Sufrir para el cristiano no es, pues, motivo de abrumadora tristeza, sino que la experiencia pierde su ácida mordiente al estar unida al Señor Jesús: «Alegraos en la medida en que participáis de los sufrimientos de Cristo, para que también os alegréis alborozados en la revelación de su gloria»12. Por eso los Apóstoles, cuando fueron perseguidos y encarcelados, «marcharon de la presencia del Sanedrín contentos por haber sido considerados dignos de sufrir ultrajes por el Nombre.
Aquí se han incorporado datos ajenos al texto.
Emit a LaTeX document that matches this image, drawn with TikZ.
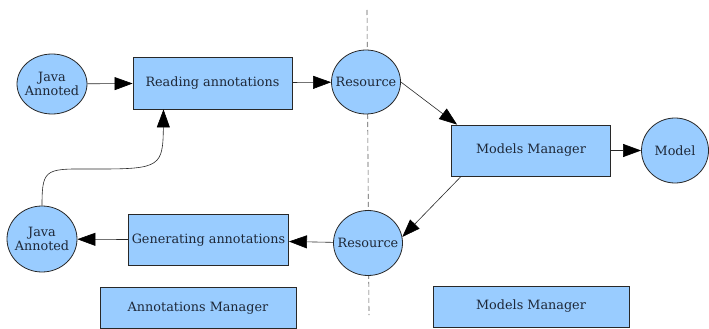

Y no cesaban de enseñar y de anunciar la Buena Nueva de Cristo Jesús cada día en el Templo y por las casas»13.

Apóstoles de la alegría

Todos estamos llamados al apostolado, al anuncio del Evangelio en primera persona, según nuestras capacidades y posibilidades. Como ya hemos visto, el Evangelio es un mensaje de alegría. El mismo Señor Jesús es el Evangelio, la Noticia Feliz que colma nuestras existencias.

 

Por ello nuestra acción apostólica debe estar informada por la alegría. Un anuncio apagado, triste, sin vida ni entusiasmo, desvirtúa la esencia del mensaje cristiano. Todo nuestro apostolado debe brotar de la alegría profunda que nace del corazón convertido y entregado al servicio del Señor y de su Plan de reconciliación.

 

San Pablo nos invita a ser apóstoles «a tiempo y a destiempo»14. De ahí que nuestra vida cotidiana también es ocasión de testimoniar la grandeza y plenitud de la vocación cristiana. Viviendo la alegría en todas las esferas de nuestra vida, nos convertimos en verdaderas antorchas vivas capaces de llevar la luz de la esperanza a un mundo enfermo y agonizante por falta de la verdadera luz15.

 

Cuando María visita a Isabel, lo hace movida por el amor y el servicio. Un acto para Ella trabajoso como viajar para ayudar a su pariente encinta se convierte en un magnífico testimonio de alegría cristiana. Isabel experimenta de tal modo la alegría que ve en María y percibe la magnitud de la presencia de aquella que es portadora de Vida, que se ve impulsada por el Espíritu a llamarla «feliz», porque «ha creído que se cumplirían las cosas que le fueron dichas de parte del Señor»16.

Para meditar

Motivos de la alegría cristiana: Dt 16,14-15; Dt 26,11; 1Sam 2,1-2; Sal 5,12-13; Sal 16(15),7-11; Jer 15,16; Lc 2,10-11; Lc 10,20; Lc 15,6-7; Lc 15,32.

 

La alegría es signo del cristiano: Sal 33(32),1; Hch 5,41; 1Tes 5,16-18.

 

Dinámica del dolor-alegría: Jn 16,22; Rom 5,3-5; 2Cor 1,3-5; Col 1,24; 2Tim 1,11-12; Heb 10,32-36; Heb 12,1-4; Stgo 1,2-4; Stgo 1,12; 1Pe 1,6-7; 1Pe 3,13-14; 1Pe 4,12-14; Ap 7,14-17.

 

Características de la alegría cristiana: Jn 16,22.

 

María, modelo de alegría en el Señor: Zac 9,9; Lc 1,28; Lc 1,45-47.